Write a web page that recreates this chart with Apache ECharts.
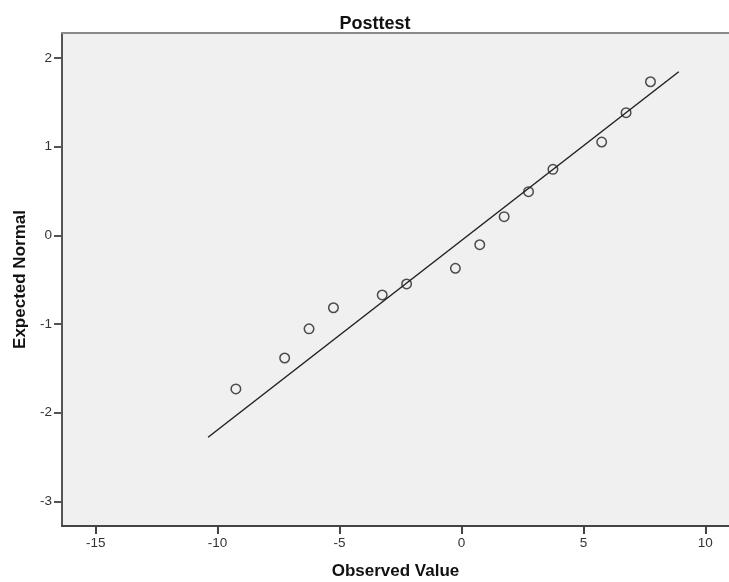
<!DOCTYPE html>
<html>
<head>
<meta charset="utf-8">
<script src="https://cdn.jsdelivr.net/npm/echarts@6/dist/echarts.min.js"></script>
<style>
html,body{margin:0;padding:0;background:#fff;}
#chart{width:729px;height:582px;}
</style>
</head>
<body>
<div id="chart"></div>
<script>
// Observed values (x) and expected normal scores (y)
var observedValues = [-9.25, -7.25, -6.25, -5.25, -3.25, -2.25, -0.25, 0.75, 1.75, 2.75, 3.75, 5.75, 6.75, 7.75];
var expectedNormal = [-1.733, -1.384, -1.055, -0.817, -0.673, -0.549, -0.372, -0.106, 0.210, 0.492, 0.744, 1.052, 1.383, 1.732];
// Reference line end points
var lineX = [-10.39, 8.91];
var lineY = [-2.278, 1.845];
// Tick labels
var xTicks = [-15, -10, -5, 0, 5, 10];
var yTicks = [-3, -2, -1, 0, 1, 2];

var points = observedValues.map(function (v, i) { return [v, expectedNormal[i]]; });
var linePts = lineX.map(function (v, i) { return [v, lineY[i]]; });

var FONT = '"Liberation Sans", Arial, sans-serif';
var chart = echarts.init(document.getElementById('chart'), null, {renderer: 'canvas'});
chart.setOption({
  animation: false,
  backgroundColor: '#ffffff',
  title: {
    text: 'Posttest',
    left: 370,
    top: 10,
    textAlign: 'center',
    textStyle: {fontFamily: FONT, fontWeight: 'bold', fontSize: 18, color: '#111'}
  },
  grid: {
    left: 62, top: 33, right: 0, bottom: 56,
    outerBoundsMode: 'none',
    containLabel: false,
    show: true, backgroundColor: '#f0f0f0', borderWidth: 0
  },
  xAxis: [{
    type: 'value',
    min: -16.38, max: 10.97,
    position: 'bottom',
    name: 'Observed Value',
    nameLocation: 'middle',
    nameGap: 37,
    nameTextStyle: {fontFamily: FONT, fontWeight: 'bold', fontSize: 17, color: '#111'},
    axisLine: {show: true, onZero: false, lineStyle: {color: '#444', width: 2}},
    axisTick: {show: true, length: 8, lineStyle: {color: '#444', width: 2}, customValues: xTicks},
    axisLabel: {fontFamily: FONT, fontSize: 13.5, color: '#333', margin: 10, customValues: xTicks},
    splitLine: {show: false}
  }, {
    type: 'value',
    min: -16.38, max: 10.97,
    position: 'top',
    axisLine: {show: true, onZero: false, lineStyle: {color: '#8a8a8a', width: 2}},
    axisTick: {show: false},
    axisLabel: {show: false},
    splitLine: {show: false}
  }],
  yAxis: {
    type: 'value',
    min: -3.279, max: 2.282,
    name: 'Expected Normal',
    nameLocation: 'middle',
    nameGap: 30,
    nameTextStyle: {fontFamily: FONT, fontWeight: 'bold', fontSize: 17, color: '#111'},
    axisLine: {show: true, onZero: false, lineStyle: {color: '#555', width: 2}},
    axisTick: {show: true, length: 8, lineStyle: {color: '#555', width: 2}, customValues: yTicks},
    axisLabel: {fontFamily: FONT, fontSize: 13.5, color: '#333', margin: 10, customValues: yTicks},
    splitLine: {show: false}
  },
  series: [{
    type: 'line',
    data: linePts,
    xAxisIndex: 0,
    symbol: 'none',
    lineStyle: {color: '#222', width: 1.5},
    silent: true
  }, {
    type: 'scatter',
    data: points,
    xAxisIndex: 0,
    symbol: 'circle',
    symbolSize: 9.5,
    itemStyle: {color: 'rgba(0,0,0,0)', borderColor: '#222', borderWidth: 1.5}
  }]
});
</script>
</body>
</html>
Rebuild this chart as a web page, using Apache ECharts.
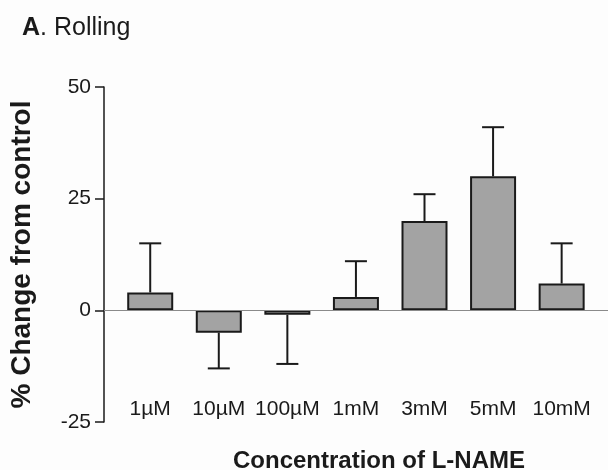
<!DOCTYPE html>
<html>
<head>
<meta charset="utf-8">
<script src="https://cdn.jsdelivr.net/npm/echarts@6/dist/echarts.min.js"></script>
<style>
html,body{margin:0;padding:0;background:#fdfdfd;}
#main{width:608px;height:470px;}
</style>
</head>
<body>
<div id="main"></div>
<script>
var categories = ['1\u00b5M', '10\u00b5M', '100\u00b5M', '1mM', '3mM', '5mM', '10mM'];
var means = [4, -5, -1, 3, 20, 30, 6];
var sems = [11, 8, 11, 8, 6, 11, 9];
var yTicks = [-25, 0, 25, 50];

var FONT = '"Liberation Sans", Arial, sans-serif';
var positions = categories.map(function (c, i) { return i; });
var barData = positions.map(function (i) { return [i, means[i]]; });
var errData = positions.map(function (i) { return [i, means[i], means[i] >= 0 ? means[i] + sems[i] : means[i] - sems[i]]; });

var chart = echarts.init(document.getElementById('main'), null, {renderer: 'canvas'});
chart.setOption({
  backgroundColor: '#fdfdfd',
  animation: false,
  title: {
    text: '{b|A}. Rolling',
    left: 22, top: 16, padding: 0,
    textStyle: {
      fontFamily: FONT, fontSize: 25, fontWeight: 'normal', color: '#1a1a1a',
      rich: { b: { fontFamily: FONT, fontSize: 25, fontWeight: 'bold', color: '#1a1a1a' } }
    }
  },
  grid: { left: 103, right: 0, top: 87, bottom: 48, containLabel: false },
  xAxis: {
    type: 'value',
    min: -0.674, max: 6.676,
    position: 'bottom',
    axisLine: { show: false },
    axisTick: { show: false },
    splitLine: { show: false },
    axisLabel: {
      inside: true,
      margin: 2,
      customValues: positions,
      formatter: function (v) { return categories[Math.round(v)]; },
      fontFamily: FONT, fontSize: 21, color: '#1a1a1a'
    }
  },
  yAxis: {
    type: 'value',
    min: yTicks[0], max: yTicks[yTicks.length - 1], interval: 25,
    name: '% Change from control',
    nameLocation: 'middle',
    nameRotate: 90,
    nameGap: 68,
    nameTextStyle: { fontFamily: FONT, fontSize: 28, fontWeight: 'bold', color: '#1a1a1a' },
    axisLine: { show: true, onZero: false, lineStyle: { color: '#1a1a1a', width: 1.5 } },
    axisTick: { show: true, inside: false, length: 9, lineStyle: { color: '#1a1a1a', width: 1.5 } },
    splitLine: { show: false },
    axisLabel: { margin: 13, fontFamily: FONT, fontSize: 21, color: '#1a1a1a' }
  },
  graphic: [{
    type: 'text',
    left: 379 - 146, top: 449,
    style: {
      text: 'Concentration of L-NAME',
      fontFamily: FONT, fontSize: 24, fontWeight: 'bold', fill: '#1a1a1a'
    }
  }],
  series: [{
    type: 'bar',
    data: barData,
    barWidth: 46,
    itemStyle: { color: '#a3a3a3', borderColor: '#1a1a1a', borderWidth: 2 },
    markLine: {
      silent: true,
      symbol: ['none', 'none'],
      label: { show: false },
      lineStyle: { type: 'solid', color: '#8a8a8a', width: 1.2 },
      data: [{ yAxis: 0 }]
    },
    z: 3
  }, {
    type: 'custom',
    data: errData,
    z: 2,
    renderItem: function (params, api) {
      var x = api.value(0);
      var p0 = api.coord([x, api.value(1)]);
      var p1 = api.coord([x, api.value(2)]);
      var half = 11;
      var st = { stroke: '#1a1a1a', lineWidth: 2 };
      return {
        type: 'group',
        children: [
          { type: 'line', shape: { x1: p0[0], y1: p0[1], x2: p1[0], y2: p1[1] }, style: st },
          { type: 'line', shape: { x1: p1[0] - half, y1: p1[1], x2: p1[0] + half, y2: p1[1] }, style: st }
        ]
      };
    }
  }]
});
</script>
</body>
</html>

════════════════════

Copy out the whole listing exactly, and don't carry over any pictures.

#### Solution to the problem
Write a web page that recreates this chart with Apache ECharts.
<!DOCTYPE html>
<html>
<head>
<meta charset="utf-8">
<script src="https://cdn.jsdelivr.net/npm/echarts@6/dist/echarts.min.js"></script>
<style>
html,body{margin:0;padding:0;background:#fff;}
#chart{width:729px;height:582px;}
</style>
</head>
<body>
<div id="chart"></div>
<script>
// Observed values (x) and expected normal scores (y)
var observedValues = [-9.25, -7.25, -6.25, -5.25, -3.25, -2.25, -0.25, 0.75, 1.75, 2.75, 3.75, 5.75, 6.75, 7.75];
var expectedNormal = [-1.733, -1.384, -1.055, -0.817, -0.673, -0.549, -0.372, -0.106, 0.210, 0.492, 0.744, 1.052, 1.383, 1.732];
// Reference line end points
var lineX = [-10.39, 8.91];
var lineY = [-2.278, 1.845];
// Tick labels
var xTicks = [-15, -10, -5, 0, 5, 10];
var yTicks = [-3, -2, -1, 0, 1, 2];

var points = observedValues.map(function (v, i) { return [v, expectedNormal[i]]; });
var linePts = lineX.map(function (v, i) { return [v, lineY[i]]; });

var FONT = '"Liberation Sans", Arial, sans-serif';
var chart = echarts.init(document.getElementById('chart'), null, {renderer: 'canvas'});
chart.setOption({
  animation: false,
  backgroundColor: '#ffffff',
  title: {
    text: 'Posttest',
    left: 370,
    top: 10,
    textAlign: 'center',
    textStyle: {fontFamily: FONT, fontWeight: 'bold', fontSize: 18, color: '#111'}
  },
  grid: {
    left: 62, top: 33, right: 0, bottom: 56,
    outerBoundsMode: 'none',
    containLabel: false,
    show: true, backgroundColor: '#f0f0f0', borderWidth: 0
  },
  xAxis: [{
    type: 'value',
    min: -16.38, max: 10.97,
    position: 'bottom',
    name: 'Observed Value',
    nameLocation: 'middle',
    nameGap: 37,
    nameTextStyle: {fontFamily: FONT, fontWeight: 'bold', fontSize: 17, color: '#111'},
    axisLine: {show: true, onZero: false, lineStyle: {color: '#444', width: 2}},
    axisTick: {show: true, length: 8, lineStyle: {color: '#444', width: 2}, customValues: xTicks},
    axisLabel: {fontFamily: FONT, fontSize: 13.5, color: '#333', margin: 10, customValues: xTicks},
    splitLine: {show: false}
  }, {
    type: 'value',
    min: -16.38, max: 10.97,
    position: 'top',
    axisLine: {show: true, onZero: false, lineStyle: {color: '#8a8a8a', width: 2}},
    axisTick: {show: false},
    axisLabel: {show: false},
    splitLine: {show: false}
  }],
  yAxis: {
    type: 'value',
    min: -3.279, max: 2.282,
    name: 'Expected Normal',
    nameLocation: 'middle',
    nameGap: 30,
    nameTextStyle: {fontFamily: FONT, fontWeight: 'bold', fontSize: 17, color: '#111'},
    axisLine: {show: true, onZero: false, lineStyle: {color: '#555', width: 2}},
    axisTick: {show: true, length: 8, lineStyle: {color: '#555', width: 2}, customValues: yTicks},
    axisLabel: {fontFamily: FONT, fontSize: 13.5, color: '#333', margin: 10, customValues: yTicks},
    splitLine: {show: false}
  },
  series: [{
    type: 'line',
    data: linePts,
    xAxisIndex: 0,
    symbol: 'none',
    lineStyle: {color: '#222', width: 1.5},
    silent: true
  }, {
    type: 'scatter',
    data: points,
    xAxisIndex: 0,
    symbol: 'circle',
    symbolSize: 9.5,
    itemStyle: {color: 'rgba(0,0,0,0)', borderColor: '#222', borderWidth: 1.5}
  }]
});
</script>
</body>
</html>
Rebuild this chart as a web page, using Apache ECharts.
<!DOCTYPE html>
<html>
<head>
<meta charset="utf-8">
<script src="https://cdn.jsdelivr.net/npm/echarts@6/dist/echarts.min.js"></script>
<style>
html,body{margin:0;padding:0;background:#fdfdfd;}
#main{width:608px;height:470px;}
</style>
</head>
<body>
<div id="main"></div>
<script>
var categories = ['1\u00b5M', '10\u00b5M', '100\u00b5M', '1mM', '3mM', '5mM', '10mM'];
var means = [4, -5, -1, 3, 20, 30, 6];
var sems = [11, 8, 11, 8, 6, 11, 9];
var yTicks = [-25, 0, 25, 50];

var FONT = '"Liberation Sans", Arial, sans-serif';
var positions = categories.map(function (c, i) { return i; });
var barData = positions.map(function (i) { return [i, means[i]]; });
var errData = positions.map(function (i) { return [i, means[i], means[i] >= 0 ? means[i] + sems[i] : means[i] - sems[i]]; });

var chart = echarts.init(document.getElementById('main'), null, {renderer: 'canvas'});
chart.setOption({
  backgroundColor: '#fdfdfd',
  animation: false,
  title: {
    text: '{b|A}. Rolling',
    left: 22, top: 16, padding: 0,
    textStyle: {
      fontFamily: FONT, fontSize: 25, fontWeight: 'normal', color: '#1a1a1a',
      rich: { b: { fontFamily: FONT, fontSize: 25, fontWeight: 'bold', color: '#1a1a1a' } }
    }
  },
  grid: { left: 103, right: 0, top: 87, bottom: 48, containLabel: false },
  xAxis: {
    type: 'value',
    min: -0.674, max: 6.676,
    position: 'bottom',
    axisLine: { show: false },
    axisTick: { show: false },
    splitLine: { show: false },
    axisLabel: {
      inside: true,
      margin: 2,
      customValues: positions,
      formatter: function (v) { return categories[Math.round(v)]; },
      fontFamily: FONT, fontSize: 21, color: '#1a1a1a'
    }
  },
  yAxis: {
    type: 'value',
    min: yTicks[0], max: yTicks[yTicks.length - 1], interval: 25,
    name: '% Change from control',
    nameLocation: 'middle',
    nameRotate: 90,
    nameGap: 68,
    nameTextStyle: { fontFamily: FONT, fontSize: 28, fontWeight: 'bold', color: '#1a1a1a' },
    axisLine: { show: true, onZero: false, lineStyle: { color: '#1a1a1a', width: 1.5 } },
    axisTick: { show: true, inside: false, length: 9, lineStyle: { color: '#1a1a1a', width: 1.5 } },
    splitLine: { show: false },
    axisLabel: { margin: 13, fontFamily: FONT, fontSize: 21, color: '#1a1a1a' }
  },
  graphic: [{
    type: 'text',
    left: 379 - 146, top: 449,
    style: {
      text: 'Concentration of L-NAME',
      fontFamily: FONT, fontSize: 24, fontWeight: 'bold', fill: '#1a1a1a'
    }
  }],
  series: [{
    type: 'bar',
    data: barData,
    barWidth: 46,
    itemStyle: { color: '#a3a3a3', borderColor: '#1a1a1a', borderWidth: 2 },
    markLine: {
      silent: true,
      symbol: ['none', 'none'],
      label: { show: false },
      lineStyle: { type: 'solid', color: '#8a8a8a', width: 1.2 },
      data: [{ yAxis: 0 }]
    },
    z: 3
  }, {
    type: 'custom',
    data: errData,
    z: 2,
    renderItem: function (params, api) {
      var x = api.value(0);
      var p0 = api.coord([x, api.value(1)]);
      var p1 = api.coord([x, api.value(2)]);
      var half = 11;
      var st = { stroke: '#1a1a1a', lineWidth: 2 };
      return {
        type: 'group',
        children: [
          { type: 'line', shape: { x1: p0[0], y1: p0[1], x2: p1[0], y2: p1[1] }, style: st },
          { type: 'line', shape: { x1: p1[0] - half, y1: p1[1], x2: p1[0] + half, y2: p1[1] }, style: st }
        ]
      };
    }
  }]
});
</script>
</body>
</html>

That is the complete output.